Une fois ces deux-là présents et les premiers violons qu’étaient Suzanne Flon, Paul Frankeur et Noël Roquevert à leurs côtés, le réalisateur devait simplement tout faire pour agrémenter la cuisson à feu doux en y ajoutant les condiments nécessaires. Et ceux-ci ne manquent pas, montrant la grande finesse dont pouvait faire preuve le très modeste et éclectique Henri Verneuil. Par exemple en marquant un changement d’époque par une plaque de rue « Maréchal Pétain » devenant par la magie de la pluie celle du « Général de Gaulle ». Ou encore la manière de filmer l’extraordinaire Suzanne Flon incarnant l’épouse fidèle guettant la venue redoutée du client qui fera retomber son époux enfin assagi à coups de bonbons à la menthe dans ses « démons extra-orientaux » et dont Verneuil encadre les variations d’expression corporelle avec les différentes mesures de la musique très circonstancielle de Michel Magne. Idem pour la scène finale dans le train où le vieil aubergiste se rendant sur la tombe de son défunt père, heureux d’avoir pu une dernière fois emprunter le véhicule imaginaire jusqu’à l’Orient de sa jeunesse raconte ému à une petite fille sa poésie naïve sur les petits singes abandonnés que l’on trouve à la fin de l’hiver sur les rives du Yang-Tsé-Kiang.
Vu aujourd’hui, on peut sans doute regretter le rôle accessoire que jouent les femmes dans ce film d’hommes mais quand on parle d’alcoolisme notoire, il faut se souvenir qu’à cette époque les femmes n’avaient pas encore ambitionné d’emprunter tous les travers de la gent masculine.
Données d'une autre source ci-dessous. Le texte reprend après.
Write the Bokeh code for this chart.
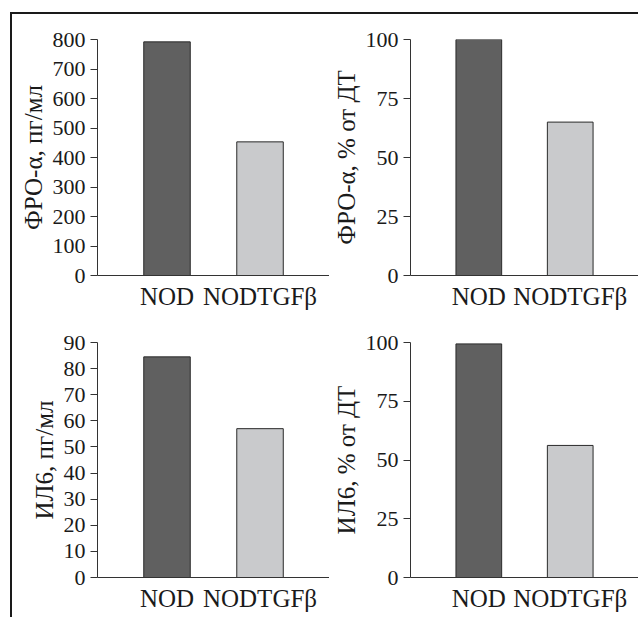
from bokeh.plotting import figure
from bokeh.layouts import column, row
from bokeh.models import Range1d, FixedTicker, ColumnDataSource
from bokeh.embed import file_html
from bokeh.resources import INLINE

categories = ["NOD", "NODTGFβ"]
tnf_pg = [792, 453]
tnf_pct = [100, 65]
il6_pg = [84.5, 57.0]
il6_pct = [99.4, 56.2]
colors = ["#606060", "#c9cacc"]

tnf_pg_ticks = [0, 100, 200, 300, 400, 500, 600, 700, 800]
pct_ticks = [0, 25, 50, 75, 100]
il6_pg_ticks = [0, 10, 20, 30, 40, 50, 60, 70, 80, 90]

FONT = "'Liberation Serif', 'Times New Roman', serif"
TXT = "#1a1a1a"


def make(values, ticks, ylabel, width, height, left, top, bottom, xend):
    xs = [i + 1 for i in range(len(categories))]
    src = ColumnDataSource(dict(x=xs, top=values, color=colors))
    p = figure(width=width, height=height, output_backend="svg", toolbar_location=None,
               x_range=Range1d(0.2527, xend), y_range=Range1d(0, ticks[-1]),
               min_border_left=left, min_border_right=0, min_border_top=top,
               min_border_bottom=bottom)
    p.vbar(x="x", top="top", width=0.5, fill_color="color", line_color="#2a2a2a",
           line_width=1, source=src)
    p.xgrid.visible = False
    p.ygrid.visible = False
    p.outline_line_color = None
    p.background_fill_color = "white"
    p.border_fill_color = "white"

    ya = p.yaxis[0]
    ya.ticker = FixedTicker(ticks=ticks)
    ya.minor_tick_line_color = None
    ya.major_tick_in = 0
    ya.major_tick_out = 7
    ya.major_tick_line_color = "#333333"
    ya.axis_line_color = "#333333"
    ya.major_label_standoff = 5
    ya.major_label_text_font = FONT
    ya.major_label_text_font_size = "22px"
    ya.major_label_text_color = TXT
    ya.axis_label = ylabel
    ya.axis_label_text_font = FONT
    ya.axis_label_text_font_size = "25px"
    ya.axis_label_text_font_style = "normal"
    ya.axis_label_text_color = TXT
    ya.axis_label_standoff = 3

    xa = p.xaxis[0]
    xa.ticker = FixedTicker(ticks=xs)
    xa.major_label_overrides = {x: c for x, c in zip(xs, categories)}
    xa.minor_tick_line_color = None
    xa.major_tick_line_color = None
    xa.axis_line_color = "#333333"
    xa.major_label_standoff = 1
    xa.major_label_text_font = FONT
    xa.major_label_text_font_size = "25px"
    xa.major_label_text_color = TXT
    return p


p1 = make(tnf_pg, tnf_pg_ticks, "ФРО-α, пг/мл", 317, 304, 85, 25, 43, 2.747)
p2 = make(tnf_pct, pct_ticks, "ФРО-α, % от ДТ", 309, 304, 77, 25, 43, 2.747)
p3 = make(il6_pg, il6_pg_ticks, "ИЛ6, пг/мл", 317, 299, 85, 24, 40, 2.747)
p4 = make(il6_pct, pct_ticks, "ИЛ6, % от ДТ", 309, 299, 77, 24, 40, 2.747)

layout = column(row(p1, p2), row(p3, p4),
                styles={"margin-left": "10px", "margin-top": "12px",
                        "border-left": "2px solid #1a1a1a",
                        "border-top": "2px solid #1a1a1a"})

open("out.html", "w").write(file_html(layout, INLINE))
Encore un peu de patience et au train où vont les choses dans quelques années viendra sans doute la sortie en VOD d’ « Une G….. en hiver ». « Un singe en hiver » est le reflet de son temps et de l’univers mental d’un écrivain que les Verneuil, Gabin, Audiard, Frankeur et Belmondo eux-mêmes bons vivants n’ont pas eu de mal à habiter. Un alcoolisme qu’Antoine Blondin tente d’habiller d’un panache destiné à oublier pour un temps la grande détresse qui habite le plus souvent ceux qui ont compris que la rude lutte avec dame bouteille est perdue. Le film rend compte aussi de manière un peu idéalisée de la fraternité qui unit les « poivrots » quand l’un des leurs a trop « rempli » la cuve.
Les dialogues de Michel Audiard fins comme jamais ajoutent la touche de poésie finale à ce film en tous points réussi qui à chaque nouvelle vision livre son petit lot de découvertes mêmes infimes comme ce micro-sourire de Jean Gabin filmé de profil alors qu’il découvre à côté de lui face à une glace ce nouveau client qui est peut-être comme il l’a été dans sa jeunesse enfuie un grand voyageur de l’esprit même si sa destination hispanique et tauromachique ne l’emmène pas aussi loin que sur les rives du fleuve jaune. Soyons certains que dans trente ans et plus encore il se trouvera des milliers de spectateurs pour s’émouvoir devant « Un singe en hiver ». Pas certains qu’il en soit de même pour « Pierrot le fou » ou « Jules et Jim ».